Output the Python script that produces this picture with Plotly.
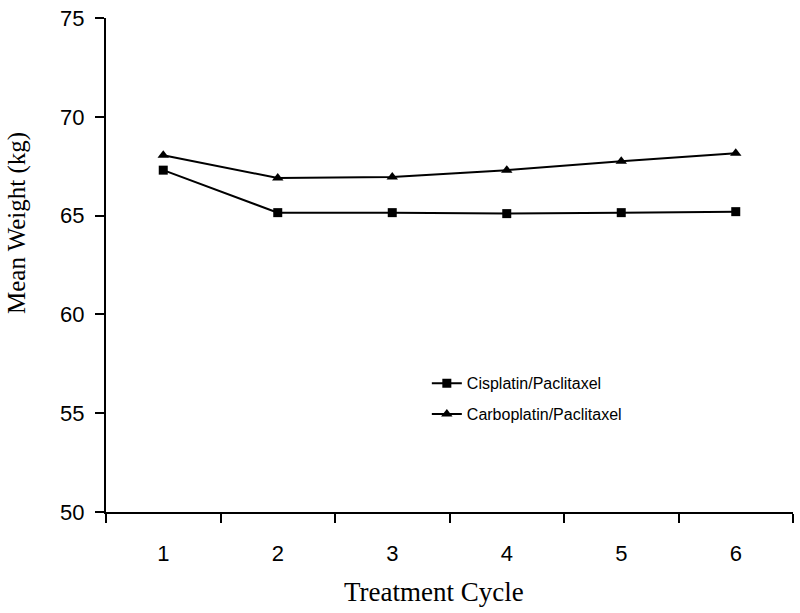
import plotly.graph_objects as go

# ── Data ────────────────────────────────────────────────────────────────────
cycles = ["1", "2", "3", "4", "5", "6"]
cisplatin = [67.3, 65.15, 65.15, 65.1, 65.15, 65.2]
carboplatin = [68.05, 66.9, 66.95, 67.3, 67.75, 68.15]
y_ticks = [50, 55, 60, 65, 70, 75]

x_title = "Treatment Cycle"
y_title = "Mean Weight (kg)"

_SANS = "Liberation Sans, Arial, sans-serif"
_SERIF = "Liberation Serif, Times New Roman, serif"

fig = go.Figure()
fig.add_trace(
    go.Scatter(
        x=cycles,
        y=cisplatin,
        name="Cisplatin/Paclitaxel",
        mode="lines+markers",
        line=dict(color="black", width=2),
        marker=dict(symbol="square", size=9, color="black"),
        legendgroup="a",
    )
)
fig.add_trace(
    go.Scatter(
        x=cycles,
        y=carboplatin,
        name="Carboplatin/Paclitaxel",
        mode="lines+markers",
        line=dict(color="black", width=2),
        marker=dict(symbol="triangle-up", size=10, color="black"),
        legendgroup="b",
    )
)

fig.update_layout(
    width=800,
    height=613,
    paper_bgcolor="white",
    plot_bgcolor="white",
    margin=dict(l=106, r=7, t=18, b=101, autoexpand=False),
    font=dict(family=_SANS, color="black"),
    showlegend=True,
    legend=dict(
        x=0.467,
        y=0.295,
        xanchor="left",
        yanchor="top",
        bgcolor="rgba(0,0,0,0)",
        font=dict(family=_SANS, size=16),
        traceorder="grouped",
        tracegroupgap=7,
    ),
)

# axis titles placed as annotations (they sit off-centre in the original)
fig.add_annotation(
    text=x_title, xref="paper", yref="paper", x=0.477, y=-0.162,
    xanchor="center", yanchor="middle", showarrow=False,
    font=dict(family=_SERIF, size=27),
)
fig.add_annotation(
    text=y_title, xref="paper", yref="paper", x=-0.1295, y=0.585,
    xanchor="center", yanchor="middle", showarrow=False, textangle=-90,
    font=dict(family=_SERIF, size=25),
)

fig.update_xaxes(
    type="category",
    range=[-0.5, 5.5],
    automargin=False,
    showline=True,
    linecolor="black",
    linewidth=2,
    showgrid=False,
    zeroline=False,
    ticks="outside",
    tickson="boundaries",
    ticklen=9,
    tickwidth=2,
    tickcolor="black",
    ticklabelstandoff=21,
    tickfont=dict(family=_SANS, size=22),
)
fig.update_yaxes(
    range=[50, 75],
    tickvals=y_ticks,
    automargin=False,
    showline=True,
    linecolor="black",
    linewidth=2,
    showgrid=False,
    zeroline=False,
    ticks="outside",
    ticklen=9,
    tickwidth=2,
    tickcolor="black",
    ticklabelstandoff=6,
    ticklabeloverflow="allow",
    tickfont=dict(family=_SANS, size=22),
)

# drop the page's default 8px body margin so the figure fills the window
fig.write_html(
    "out.html",
    config={"displayModeBar": False},
    post_script="document.body.style.margin='0';",
)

● ● ● ● ● ● ●

▶ [WHAT YOU HAVE TO DO]: Output the data exactly. Pictures don't belong in the result.

▶ [WORKED ANSWER]:
Output the Python script that produces this picture with Plotly.
import plotly.graph_objects as go

# ── Data ────────────────────────────────────────────────────────────────────
cycles = ["1", "2", "3", "4", "5", "6"]
cisplatin = [67.3, 65.15, 65.15, 65.1, 65.15, 65.2]
carboplatin = [68.05, 66.9, 66.95, 67.3, 67.75, 68.15]
y_ticks = [50, 55, 60, 65, 70, 75]

x_title = "Treatment Cycle"
y_title = "Mean Weight (kg)"

_SANS = "Liberation Sans, Arial, sans-serif"
_SERIF = "Liberation Serif, Times New Roman, serif"

fig = go.Figure()
fig.add_trace(
    go.Scatter(
        x=cycles,
        y=cisplatin,
        name="Cisplatin/Paclitaxel",
        mode="lines+markers",
        line=dict(color="black", width=2),
        marker=dict(symbol="square", size=9, color="black"),
        legendgroup="a",
    )
)
fig.add_trace(
    go.Scatter(
        x=cycles,
        y=carboplatin,
        name="Carboplatin/Paclitaxel",
        mode="lines+markers",
        line=dict(color="black", width=2),
        marker=dict(symbol="triangle-up", size=10, color="black"),
        legendgroup="b",
    )
)

fig.update_layout(
    width=800,
    height=613,
    paper_bgcolor="white",
    plot_bgcolor="white",
    margin=dict(l=106, r=7, t=18, b=101, autoexpand=False),
    font=dict(family=_SANS, color="black"),
    showlegend=True,
    legend=dict(
        x=0.467,
        y=0.295,
        xanchor="left",
        yanchor="top",
        bgcolor="rgba(0,0,0,0)",
        font=dict(family=_SANS, size=16),
        traceorder="grouped",
        tracegroupgap=7,
    ),
)

# axis titles placed as annotations (they sit off-centre in the original)
fig.add_annotation(
    text=x_title, xref="paper", yref="paper", x=0.477, y=-0.162,
    xanchor="center", yanchor="middle", showarrow=False,
    font=dict(family=_SERIF, size=27),
)
fig.add_annotation(
    text=y_title, xref="paper", yref="paper", x=-0.1295, y=0.585,
    xanchor="center", yanchor="middle", showarrow=False, textangle=-90,
    font=dict(family=_SERIF, size=25),
)

fig.update_xaxes(
    type="category",
    range=[-0.5, 5.5],
    automargin=False,
    showline=True,
    linecolor="black",
    linewidth=2,
    showgrid=False,
    zeroline=False,
    ticks="outside",
    tickson="boundaries",
    ticklen=9,
    tickwidth=2,
    tickcolor="black",
    ticklabelstandoff=21,
    tickfont=dict(family=_SANS, size=22),
)
fig.update_yaxes(
    range=[50, 75],
    tickvals=y_ticks,
    automargin=False,
    showline=True,
    linecolor="black",
    linewidth=2,
    showgrid=False,
    zeroline=False,
    ticks="outside",
    ticklen=9,
    tickwidth=2,
    tickcolor="black",
    ticklabelstandoff=6,
    ticklabeloverflow="allow",
    tickfont=dict(family=_SANS, size=22),
)

# drop the page's default 8px body margin so the figure fills the window
fig.write_html(
    "out.html",
    config={"displayModeBar": False},
    post_script="document.body.style.margin='0';",
)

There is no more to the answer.